The £34m is a base case run rate for 2021 - I think they are being conservative to under promise and over deliver but that is just my take on it. Based on today I would assume they’ve got £5.6m TCV (£2.8m per annum) already to add to that - is that a correct take on what I read today? £5m in final stages plus the £620k already closed.
Google a few fact sheets and prospectuses for UK Small Cap and AIM focused funds and have a read. Most have market cap restrictions ‘at time of investment’ - this might debunk my theory of potential forced sellers. If you don’t know many fund managers’ then take a look at those already holding Loop by heading to their website and looking at the latest cap table, hope this is useful for you.
Most definitely is, but it’s manager and mandate specific. For example if I’m a UK mid cap equity manager this wouldn’t be on my radar whatsoever. As a UK small cap fund it may be but unlikely for most as it’s still too small. As an AIM specific manager it very well could be but it would need to hit certain metrics for me to buy it. You are getting bonds and equities mixed up with the ‘junk ratings’ happy to explain the difference but don’t want to lecture you if you aren’t interested?
I’d expect they need to either hold above £50m for a period of time or hit closer to £75m to be considered but I’m not 100% sure. It really depends on the funds’ mandate as to how soon they could buy - if a fund isn’t a forced seller if it dips back below £50m market cap then there should be nothing holding them back.
Thanks Mornington!
Proud of everyone in here that has kept their cool over the past months. A balanced view on this lead me to hold and top up where and when possible. It just goes to show that reading too deeply into things such as the delay on results isn’t worth it.

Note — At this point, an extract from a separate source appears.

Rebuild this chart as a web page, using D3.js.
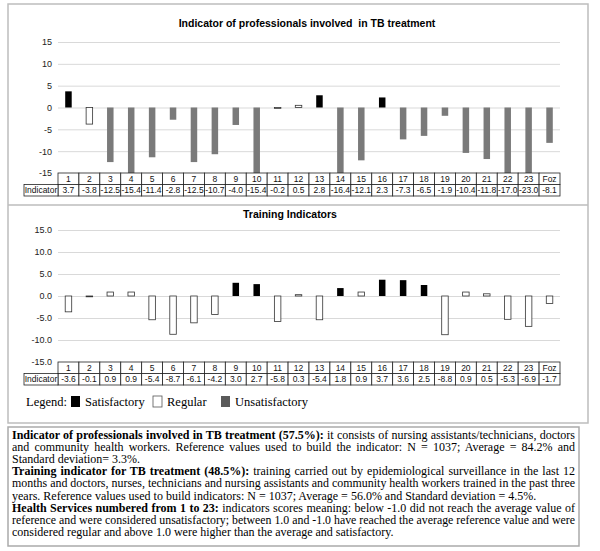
<!DOCTYPE html>
<html>
<head>
<meta charset="utf-8">
<script src="https://cdn.jsdelivr.net/npm/d3@7"></script>
<style>
  body { margin: 0; background: #fff; }
  svg { display: block; }
</style>
</head>
<body>
<div id="chart"></div>
<script>
const categories = ["1", "2", "3", "4", "5", "6", "7", "8", "9", "10", "11", "12",
  "13", "14", "15", "16", "17", "18", "19", "20", "21", "22", "23", "Foz"];

const professionalValues = [3.7, -3.8, -12.5, -15.4, -11.4, -2.8, -12.5, -10.7, -4.0, -15.4, -0.2, 0.5,
  2.8, -16.4, -12.1, 2.3, -7.3, -6.5, -1.9, -10.4, -11.8, -17.0, -23.0, -8.1];
const professionalClass = ["S", "R", "U", "U", "U", "U", "U", "U", "U", "U", "R", "R",
  "S", "U", "U", "S", "U", "U", "U", "U", "U", "U", "U", "U"];

const trainingValues = [-3.6, -0.1, 0.9, 0.9, -5.4, -8.7, -6.1, -4.2, 3.0, 2.7, -5.8, 0.3,
  -5.4, 1.8, 0.9, 3.7, 3.6, 2.5, -8.8, 0.9, 0.5, -5.3, -6.9, -1.7];
const trainingClass = ["R", "R", "R", "R", "R", "R", "R", "R", "S", "S", "R", "R",
  "R", "S", "R", "S", "S", "S", "R", "R", "R", "R", "R", "R"];

const yTicks = [15, 10, 5, 0, -5, -10, -15];

const legendItems = [
  { key: "S", label: "Satisfactory" },
  { key: "R", label: "Regular" },
  { key: "U", label: "Unsatisfactory" }
];

// note text: [bold part, normal part, justified?]
const noteLines = [
  ["Indicator of professionals involved in TB treatment (57.5%):", " it consists of nursing assistants/technicians, doctors", true],
  ["", "and community health workers. Reference values used to build the indicator: N = 1037; Average = 84.2% and", true],
  ["", "Standard deviation= 3.3%.", false],
  ["Training indicator for TB treatment (48.5%):", " training carried out by epidemiological surveillance in the last 12", true],
  ["", "months and doctors, nurses, technicians and nursing assistants and community health workers trained in the past three", true],
  ["", "years. Reference values used to build indicators: N = 1037; Average = 56.0% and Standard deviation = 4.5%.", false],
  ["Health Services numbered from 1 to 23:", " indicators scores meaning: below -1.0 did not reach the average value of", true],
  ["", "reference and were considered unsatisfactory; between 1.0 and -1.0 have reached the average reference value and were", true],
  ["", "considered regular and above 1.0 were higher than the average and satisfactory.", false]
];

const width = 600, height = 551;
const sans = "'Liberation Sans', Arial, sans-serif";
const serif = "'Liberation Serif', 'Times New Roman', serif";
const fillFor = { S: "#000", R: "#fff", U: "#7a7a7a" };

const svg = d3.select("#chart").append("svg")
  .attr("width", width)
  .attr("height", height);

svg.append("rect").attr("width", width).attr("height", height).attr("fill", "#fff");

// chart panel frame
svg.append("rect")
  .attr("x", 8).attr("y", 4).attr("width", 580).attr("height", 419)
  .attr("fill", "none").attr("stroke", "#bdbdbd").attr("stroke-width", 1.5);
svg.append("line")
  .attr("x1", 8).attr("x2", 588).attr("y1", 205).attr("y2", 205)
  .attr("stroke", "#bdbdbd").attr("stroke-width", 1.5);

const x = d3.scaleBand().domain(categories).range([58, 560]);

function drawChart(opt) {
  const g = svg.append("g");
  const y = d3.scaleLinear().domain([-15, 15]).range([opt.bottom, opt.top]).clamp(true);

  g.append("text")
    .attr("x", opt.titleX).attr("y", opt.titleY)
    .attr("text-anchor", "middle")
    .style("white-space", "pre")
    .attr("font-family", sans).attr("font-size", 10.5).attr("font-weight", "bold")
    .text(opt.title);

  const axis = g.append("g")
    .attr("transform", "translate(58,0)")
    .call(d3.axisLeft(y).tickValues(yTicks).tickSize(-(560 - 58)).tickPadding(6).tickFormat(opt.fmt));
  axis.select(".domain").remove();
  axis.selectAll(".tick line").attr("stroke", "#d9d9d9").attr("stroke-width", 1);
  axis.selectAll(".tick text").attr("font-family", sans).attr("font-size", 9).attr("fill", "#222");

  const bw = 6.5;
  g.selectAll("rect.bar")
    .data(opt.values.map((v, i) => ({ c: categories[i], v: v, k: opt.classes[i] })))
    .join("rect")
    .attr("class", "bar")
    .attr("x", d => x(d.c) + x.bandwidth() / 2 - bw / 2)
    .attr("width", bw)
    .attr("y", d => y(Math.max(0, d.v)))
    .attr("height", d => Math.max(0.8, Math.abs(y(d.v) - y(0))))
    .attr("fill", d => fillFor[d.k])
    .attr("stroke", d => d.k === "R" ? "#333" : "none")
    .attr("stroke-width", 0.8);

  // data table below the plot
  const t0 = opt.bottom, rh = 11.5;
  const tbl = g.append("g").attr("font-family", sans).attr("font-size", 8.5).attr("fill", "#111");
  tbl.selectAll("rect.cat")
    .data(categories)
    .join("rect")
    .attr("x", d => x(d)).attr("y", t0)
    .attr("width", x.bandwidth()).attr("height", rh)
    .attr("fill", "#fff").attr("stroke", "#222").attr("stroke-width", 0.8);
  tbl.selectAll("rect.val")
    .data(categories)
    .join("rect")
    .attr("x", d => x(d)).attr("y", t0 + rh)
    .attr("width", x.bandwidth()).attr("height", rh)
    .attr("fill", "#fff").attr("stroke", "#222").attr("stroke-width", 0.8);
  tbl.append("rect")
    .attr("x", 24).attr("y", t0 + rh).attr("width", 58 - 24).attr("height", rh)
    .attr("fill", "#fff").attr("stroke", "#222").attr("stroke-width", 0.8);
  tbl.append("text")
    .attr("x", 41).attr("y", t0 + rh * 1.5 + 3)
    .attr("text-anchor", "middle")
    .text("Indicator");
  tbl.selectAll("text.cat")
    .data(categories)
    .join("text")
    .attr("class", "cat")
    .attr("x", d => x(d) + x.bandwidth() / 2)
    .attr("y", t0 + rh * 0.5 + 3)
    .attr("text-anchor", "middle")
    .text(d => d);
  tbl.selectAll("text.val")
    .data(opt.values)
    .join("text")
    .attr("class", "val")
    .attr("x", (d, i) => x(categories[i]) + x.bandwidth() / 2)
    .attr("y", t0 + rh * 1.5 + 3)
    .attr("text-anchor", "middle")
    .text(d => d.toFixed(1));
}

drawChart({
  title: "Indicator of professionals involved  in TB treatment",
  titleX: 307, titleY: 27,
  values: professionalValues, classes: professionalClass,
  top: 42, bottom: 173,
  fmt: d => String(d)
});

drawChart({
  title: "Training Indicators",
  titleX: 290, titleY: 218,
  values: trainingValues, classes: trainingClass,
  top: 230, bottom: 362,
  fmt: d => d.toFixed(1)
});

// legend
const legend = svg.append("g").attr("font-family", serif).attr("font-size", 12.5);
legend.append("text").attr("x", 26).attr("y", 406).text("Legend:");
const legendX = [71, 153, 221];
legendItems.forEach((it, i) => {
  legend.append("rect")
    .attr("x", legendX[i]).attr("y", 396).attr("width", 9).attr("height", 11)
    .attr("fill", it.key === "U" ? "#5a5a5a" : fillFor[it.key])
    .attr("stroke", it.key === "R" ? "#555" : "none").attr("stroke-width", 0.8);
  legend.append("text").attr("x", legendX[i] + 14).attr("y", 406).text(it.label);
});

// notes box
svg.append("rect")
  .attr("x", 8).attr("y", 427).attr("width", 571).attr("height", 119)
  .attr("fill", "none").attr("stroke", "#aaa").attr("stroke-width", 1.5);

const notes = svg.append("g").attr("font-family", serif).attr("font-size", 12).attr("fill", "#000");
noteLines.forEach((ln, i) => {
  const t = notes.append("text").attr("x", 12).attr("y", 438.5 + i * 12.2);
  if (ln[0]) t.append("tspan").attr("font-weight", "bold").text(ln[0]);
  t.append("tspan").text(ln[1]);
  if (ln[2]) {
    const target = 575 - 12;
    const natural = t.node().getComputedTextLength();
    const spaces = (ln[0] + ln[1]).split(" ").length - 1;
    if (natural <= target) {
      t.attr("word-spacing", (target - natural) / spaces);
    } else {
      t.attr("textLength", target).attr("lengthAdjust", "spacingAndGlyphs");
    }
  }
});
</script>
</body>
</html>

CarlIcahnt - They have been clear why results are delayed so I don’t think it’s fair to characterise the delay as managements lack of desire to give news (good or bad).
If you have an approved and drafted RNS then it’s sensible to just wait 7 days to release it rather than unpick the forward statement and release separately to appease investors...
Lots of valid theories on both sides, deflecting by saying people are ramping/deramping just kills healthy debate. Personally, I am taking the RNSs as literal and not reading a thing into them. The one thing I would add is that with no recent TR1s institutional investors are staying long (in the main), with all due respect to everyone on this board they have far more access to management and information than we do. If I saw them heading for the door I would consider following but it appears as if they are staying put!
£15k sold/£180k bought - price in the red, riddle me that.
Small top up for me today - good to get my holding to a nice round number of shares, and my average price down marginally.
I thought you sold out at a loss Soder? Tempted to get back in or just hanging around dissing management of a company you have no vested interest in.
An insider and employee (not founder) sold £250k of shares... big deal! He owns or has options over a ton more. Maybe he wanted to diversify or pay school fees for his kids or who’s knows what.
I would like to see them be completely positive i.e £0 net debt with X amount of cash in the bank but I think with the recent new hires, especially senior ones we would be lucky.
Interestingly they haven’t announced any new share option packages/dealing.
It is rather tedious holding Loop whilst other shares fly around but every time I reanalyse my decision to invest I come to the same conclusion. I want exposure to this sector and I don’t want to pay through the roof for it.
Would love to keep building my position at this price but I don’t have the funds.